Closed loop step response with output voltage of 50.0 V

4 Experimental results

An experimental prototype was built to evaluate the proposed multi-model control strategy, which consists of 4 DC-DC converters and a digital control module. Each converter has 2 optocouplers, one at the input and the other at the output, by which the sensed voltage is sent to the master control.

The main features of the system are shown in Table 3, where ΔV_bus is the DC bus voltage ripple and P_bus is the power of DC bus.

Table 3 Overall microgrid specifications

Table 4 shows the specifications of each converter, where V_in is the input voltage; I_in,max is the maximum input current; V_o,max is the maximum output voltage; P_o,max is the maximum power; I_o is the output current; f_s is the switching frequency.

Table 4 Converter specifications

Table 5 shows the operating conditions of the microgrid, where V_o,conv is the output voltage of each converter; I_o,conv,max is the maximum output current per converter; V_bus is the bus voltage; P_max is the maximum power of the microgrid bus.

Table 5 Microgrid operation conditions

The DC-DC converters and the full system were tested in order to verify the DC bus regulation under different operation conditions. The system was tested in islanding mode.

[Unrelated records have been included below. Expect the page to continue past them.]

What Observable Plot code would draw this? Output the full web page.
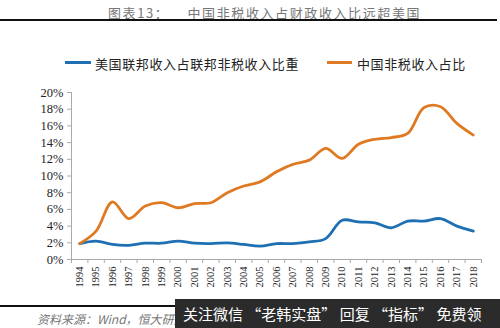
<!DOCTYPE html>
<html>
<head>
<meta charset="utf-8">
<script src="https://cdn.jsdelivr.net/npm/d3@7"></script>
<script src="https://cdn.jsdelivr.net/npm/@observablehq/plot@0.6"></script>
<style>
  html, body { margin: 0; padding: 0; background: #fff; }
  #root { position: relative; width: 500px; height: 328px; overflow: hidden; background: #fff; }
  .abs { position: absolute; white-space: nowrap; }
  #title { left: 108px; top: 3px; font-family: "Noto Sans CJK SC", sans-serif; font-size: 13px; color: #777; letter-spacing: 1.6px; }
  #topline { left: 0; top: 19px; width: 497px; height: 2px; background: #111; }
  .leg { top: 54px; font-family: "Noto Sans CJK SC", serif; font-size: 13px; color: #222; letter-spacing: 0.6px; font-weight: 400; }
  .sw { top: 61px; height: 3px; }
  #chart { left: 0; top: 80px; }
  #botline { left: 0; top: 305px; width: 497px; height: 2px; background: #111; }
  #source { left: 37px; top: 310px; font-family: "Noto Sans CJK SC", serif; font-style: italic; font-size: 12px; color: #777; }
  #wm { left: 175px; top: 299px; width: 325px; height: 29px; background: #2b2b2b; color: #fff; font-family: "Noto Sans CJK SC", sans-serif; font-size: 15px; line-height: 29px; padding-left: 8px; box-sizing: border-box; letter-spacing: 0px; }
</style>
</head>
<body>
<div id="root">
  <div id="title" class="abs">图表13：&nbsp;&nbsp;&nbsp;&nbsp;中国非税收入占财政收入比远超美国</div>
  <div id="topline" class="abs"></div>
  <div class="abs sw" style="left:65px;width:26px;background:#1f6fb3"></div>
  <div class="abs leg" style="left:95px">美国联邦收入占联邦非税收入比重</div>
  <div class="abs sw" style="left:327px;width:25px;background:#e07a22"></div>
  <div class="abs leg" style="left:357px">中国非税收入占比</div>
  <div id="chart" class="abs"></div>
  <div id="botline" class="abs"></div>
  <div id="source" class="abs">资料来源：Wind，恒大研究院</div>
  <div id="wm" class="abs">关注微信 “老韩实盘” 回复 “指标” 免费领</div>
</div>
<script>
const years = [1994,1995,1996,1997,1998,1999,2000,2001,2002,2003,2004,2005,2006,2007,2008,2009,2010,2011,2012,2013,2014,2015,2016,2017,2018];
const usShare = [1.9,2.2,1.8,1.7,1.95,1.95,2.2,1.95,1.9,2.0,1.8,1.6,1.9,1.9,2.1,2.5,4.7,4.5,4.4,3.8,4.6,4.6,4.9,4.0,3.4];
const chinaShare = [1.9,3.4,6.9,4.9,6.4,6.8,6.2,6.7,6.8,8.0,8.8,9.3,10.5,11.4,11.9,13.3,12.1,13.8,14.4,14.6,15.1,18.2,18.3,16.3,14.9];
const yTicks = [0,2,4,6,8,10,12,14,16,18,20];
const seriesUS = "美国联邦收入占联邦非税收入比重";
const seriesCN = "中国非税收入占比";

const us = years.map((y, i) => ({year: y, value: usShare[i]}));
const cn = years.map((y, i) => ({year: y, value: chinaShare[i]}));
const xDomain = [years[0] - 0.5, years[years.length - 1] + 0.5];
const boundaries = d3.range(xDomain[0], xDomain[1] + 0.01, 1);

const chart = Plot.plot({
  width: 500,
  height: 215,
  marginTop: 12,
  marginBottom: 36,
  marginLeft: 71,
  marginRight: 19,
  style: {fontFamily: "'Liberation Serif', 'Times New Roman', serif", background: "transparent"},
  x: {type: "linear", domain: xDomain},
  y: {domain: [0, 20]},
  marks: [
    Plot.ruleY([0], {stroke: "#aaa"}),
    Plot.ruleX([xDomain[0]], {stroke: "#aaa"}),
    Plot.axisY({ticks: yTicks, tickFormat: d => d + "%", tickSize: 4, tickPadding: 4, stroke: "#aaa", fill: "#222", fontSize: 12.5, label: null}),
    Plot.axisX({ticks: years, tickFormat: d => String(d), tickSize: 0, tickPadding: 7, tickRotate: -90, fill: "#222", fontSize: 10.5, label: null}),
    Plot.axisX({ticks: boundaries, tickSize: 4, text: null, stroke: "#aaa", label: null}),
    Plot.line(us, {x: "year", y: "value", stroke: "#1f6fb3", strokeWidth: 2.8, curve: "catmull-rom"}),
    Plot.line(cn, {x: "year", y: "value", stroke: "#e07a22", strokeWidth: 2.8, curve: "catmull-rom"})
  ]
});
document.getElementById("chart").appendChild(chart);
</script>
</body>
</html>
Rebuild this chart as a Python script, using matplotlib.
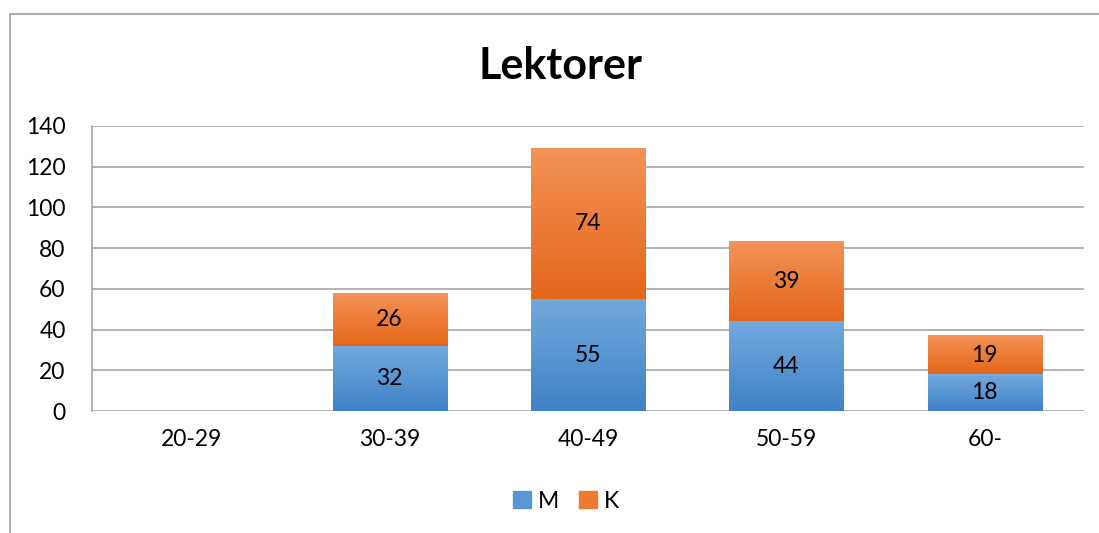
import matplotlib.pyplot as plt
import numpy as np
from matplotlib.colors import LinearSegmentedColormap
from matplotlib.patches import Rectangle

plt.rcParams['font.family'] = ['Lato', 'DejaVu Sans']

categories = ['20-29', '30-39', '40-49', '50-59', '60-']
m_vals = [0, 32, 55, 44, 18]
k_vals = [0, 26, 74, 39, 19]

blue_top, blue_bot = '#72a9de', '#3f82c6'
orange_top, orange_bot = '#f49258', '#e4671a'

fig = plt.figure(figsize=(10.99, 5.33), dpi=100)
ax = fig.add_axes([92 / 1099, 1 - 411 / 533, (1084 - 92) / 1099, (411 - 126) / 533])

# outer chart frame
fig.patches.append(Rectangle((10 / 1099, -0.05), 1.2, 1 - 14 / 533 + 0.05,
                             transform=fig.transFigure, fill=False,
                             edgecolor='#a0a0a0', linewidth=1.2))

x = np.arange(len(categories))
w = 0.575
bm = ax.bar(x, m_vals, w, color=blue_bot, label='M', zorder=2)
bk = ax.bar(x, k_vals, w, bottom=m_vals, color=orange_bot, label='K', zorder=2)


def grad(bars, top, bot):
    cmap = LinearSegmentedColormap.from_list('g', [bot, top])
    g = np.linspace(0, 1, 100).reshape(-1, 1)
    for b in bars:
        if b.get_height() <= 0:
            continue
        x0, y0 = b.get_x(), b.get_y()
        ax.imshow(g, cmap=cmap, origin='lower', aspect='auto', zorder=2.5,
                  extent=[x0, x0 + b.get_width(), y0, y0 + b.get_height()])


grad(bm, blue_top, blue_bot)
grad(bk, orange_top, orange_bot)

for i in range(len(categories)):
    if m_vals[i] > 0:
        ax.text(x[i], m_vals[i] / 2, str(m_vals[i]), ha='center', va='center',
                fontsize=16.5, zorder=4)
    if k_vals[i] > 0:
        ax.text(x[i], m_vals[i] + k_vals[i] / 2, str(k_vals[i]), ha='center',
                va='center', fontsize=16.5, zorder=4)

ax.set_xlim(-0.5, len(categories) - 0.5)
ax.set_ylim(0, 140)
ax.set_yticks(range(0, 141, 20))
ax.set_xticks(x)
ax.set_xticklabels(categories)
ax.tick_params(axis='both', length=0, labelsize=16.5)
ax.tick_params(axis='x', pad=13)
ax.tick_params(axis='y', pad=19)
for lbl in ax.get_yticklabels():
    lbl.set_horizontalalignment('right')
ax.grid(axis='y', color='#a6a6a6', linewidth=1.2, zorder=0)
ax.set_axisbelow(True)
for s in ['top', 'right', 'bottom']:
    ax.spines[s].set_visible(False)
ax.spines['left'].set_color('#a6a6a6')
ax.spines['left'].set_linewidth(1.2)

fig.text(561 / 1099, 1 - 66 / 533, 'Lektorer', ha='center', va='center',
         fontsize=31, fontweight='bold')

h = [Rectangle((0, 0), 1, 1, color='#5896d4'), Rectangle((0, 0), 1, 1, color='#ee7a30')]
fig.legend(h, ['M', 'K'], loc='center', bbox_to_anchor=(566 / 1099, 1 - 501 / 533),
           ncol=2, frameon=False, fontsize=16.5, handlelength=0.75, handleheight=0.75,
           handletextpad=0.3, columnspacing=0.9)

fig.savefig('out.png', dpi=100)
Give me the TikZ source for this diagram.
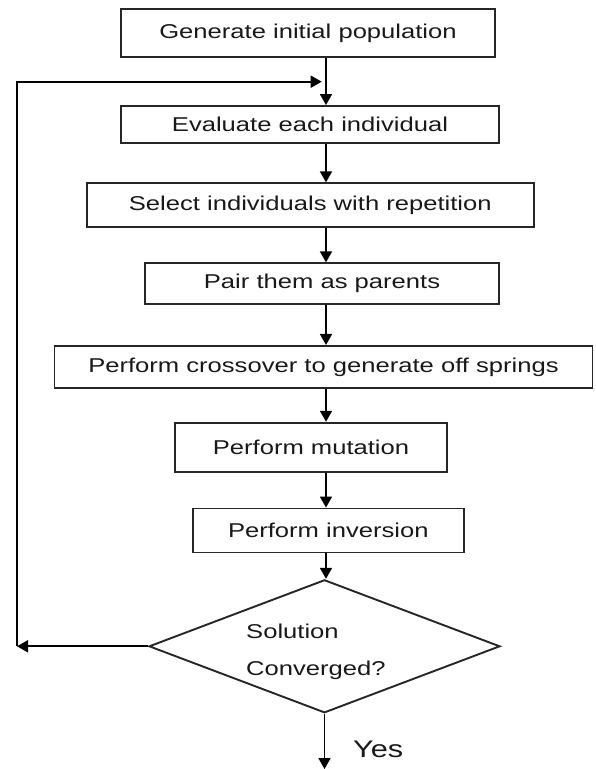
\documentclass[tikz,border=0pt]{standalone}
\usepackage{fontspec}
\usetikzlibrary{arrows.meta,shapes.geometric}
\newfontfamily\boxfont{Liberation Sans}[FakeStretch=1.28]
\begin{document}
\begin{tikzpicture}[x=1pt,y=-1pt,
  stepbox/.style={draw=black!85,line width=1.9pt,rectangle,inner sep=0pt,
    font=\boxfont\fontsize{20}{24}\selectfont,text=black!90},
  arr/.style={line width=1.8pt,-{Triangle[width=12pt,length=11pt]}}]
\useasboundingbox (0,0) rectangle (595,769);
\coordinate (ax) at (326,0);
\node[stepbox,minimum width=374pt,minimum height=48pt] (b1) at (308,33) {Generate initial population};
\node[stepbox,minimum width=378pt,minimum height=37pt] (b2) at (310,124.5) {Evaluate each individual};
\node[stepbox,minimum width=447pt,minimum height=44pt] (b3) at (310.3,205.3) {Select individuals with repetition};
\node[stepbox,minimum width=354pt,minimum height=41pt] (b4) at (322,283.8) {Pair them as parents};
\node[stepbox,minimum width=538pt,minimum height=42pt] (b5) at (323.5,366.9) {Perform crossover to generate off springs};
\node[stepbox,minimum width=272pt,minimum height=49pt] (b6) at (311,447.2) {Perform mutation};
\node[stepbox,minimum width=271pt,minimum height=44pt] (b7) at (328.3,530.5) {Perform inversion};
\node[draw=black!85,line width=1.9pt,diamond,minimum width=351pt,minimum height=133pt,inner sep=0pt] (dia) at (324.5,646.3) {};
\node[anchor=west,align=left,inner sep=0pt,font=\boxfont\fontsize{20}{37}\selectfont,text=black!90] (dtext) at (246,651.5) {Solution\\Converged?};
\node[anchor=west,inner sep=0pt,font=\boxfont\fontsize{24}{28}\selectfont,text=black!90] (yes) at (353,749) {Yes};
\coordinate (loopL) at (17,646.3);
\coordinate (loopJ) at (321.7,81.7);
\coordinate (endpt) at (323,769);
\draw[arr] (b1.south -| ax) -- (b2.north -| ax);
\draw[arr] (b2.south -| ax) -- (b3.north -| ax);
\draw[arr] (b3.south -| ax) -- (b4.north -| ax);
\draw[arr] (b4.south -| ax) -- (b5.north -| ax);
\draw[arr] (b5.south -| ax) -- (b6.north -| ax);
\draw[arr] (b6.south -| ax) -- (b7.north -| ax);
\draw[arr] (b7.south -| ax) -- (dia.north -| ax);
\draw[arr] (dia.west) -- (loopL);
\draw[arr] (loopL) |- (loopJ);
\draw[arr] (dia.south) -- (dia.south |- endpt);
\end{tikzpicture}
\end{document}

The system response was evaluated to load changes (between 25% and 70%), and the results with 4, 3, and 2 connected modules are shown in Figs. 10, 11 and 12. The dynamic limitation of the converter along with the lack of transformer optimization results in that the 2-module connected case has the worst voltage overshoot and stabilization time, which are 15% and 80 ms, respectively. Compared to the theoretical closed-loop step response, it can be verified that the stabilization of the output voltage is faster when a higher number of converters are used. Thus, the fast stabilization time is observed in the 4-module connected case with 10 ms.

Fig. 10

System response with 4 modules under load changes

Fig. 11

System response with 3 modules under load changes

Fig. 12

System response with 2 modules under load changes

The system response was evaluated by changing the number of PV modules. Figure 13 shows the system response when two converters are working and a third PV module is suddenly connected. Each converter adjusts its parameters to switch from an output voltage of 100–66 V, and the bus voltage remains regulated at 200 V. Under a module connection/disconnection, the system requires 20 ms to stabilize the voltage bus, and up to ± 25% of voltage variation can be observed. The worst condition is used for the system in which there are no capacitive filters or storage elements connected to the DC bus.

Fig. 13

System response with a module connection from 2 to 3 modules

Figure 14 shows the system response when four converters are working, and one PV module is suddenly disconnected. Each converter adjusts its parameters to switch from an output voltage of 50 to 66 V, and the bus voltage remains regulated at 200 V. It can be seen that the duration of the transient response is about 20 ms.

Fig. 14

System response with a module connection from 4 to 3 modules

Moreover, the system response under a load and module change is evaluated. Figure 15 shows the voltage and current output of each converter when a load change, from 70% to 25%, is performed simultaneously with a module connection. It can be observed that the system goes from operating with three PV modules (66 V) to four PV modules (50 V) without affecting the 200 V DC bus level. Although a voltage variation is generated, the DC bus voltage stability is not compromised.

Fig. 15

System response with a module connection from 3 to 4 and with load change

Figure 16 shows the voltage and current output conditions of each converter when the system goes from three PV modules to two modules operation, and a load change, from 25% to 70%, is performed. It can be noted that each output voltage of converters changes from 66 to 100 V. When a load change is done at the same time with a module disconnection, a bigger voltage variation is observed in the transient response. This case is the most critical because it involves the least amount of connected modules, when the number of modules is the highest, the voltage variation is the lowest.

Fig. 16

System response with a module connection from 3 to 2 modules

One of the advantages of DISO configuration is that the efficiency of the system increases as more converters are added. Figure 17 shows the efficiency for each output voltage. For higher voltage conversion, the efficiency tends to decrease due to the losses of the converter derived from electrical stress. The control strategy herein considered allows using the largest number of enabled converters, which is reflected in a higher efficiency compared to a conventional strategy that only uses a single converter to raise the output voltage to 200 V (Fig. 17 black line).

Fig. 17

DC–DC converter efficiency for each output voltage

5 Conclusion

A multi-model control strategy approach, aiming at a PV based DC microgrid, which provides a high-quality bus voltage regulation despite partial shading problems, is presented and validated by experimental results. Since each PV module has its own converter, the partial shading problem, which significantly impairs power generation in PV series arrangements, is solved by the DISO configuration. The proposed strategy solves problems such as connection/disconnection, and avoids the PV partial shade stress for extreme cases by disconnecting the affected PV module. Moreover, the control strategy, in which only 3 different models were considered, has the ability to be expanded to more models. The system was tested with load changes, showing stability and maintaining the bus voltage level. Furthermore, it was tested by connecting and disconnecting several PV modules, in which the multi-model control strategy shows an adequate response with a good result of bus voltage regulation. The proposed system is also flexible, providing modularity to connect more PV modules or arrays.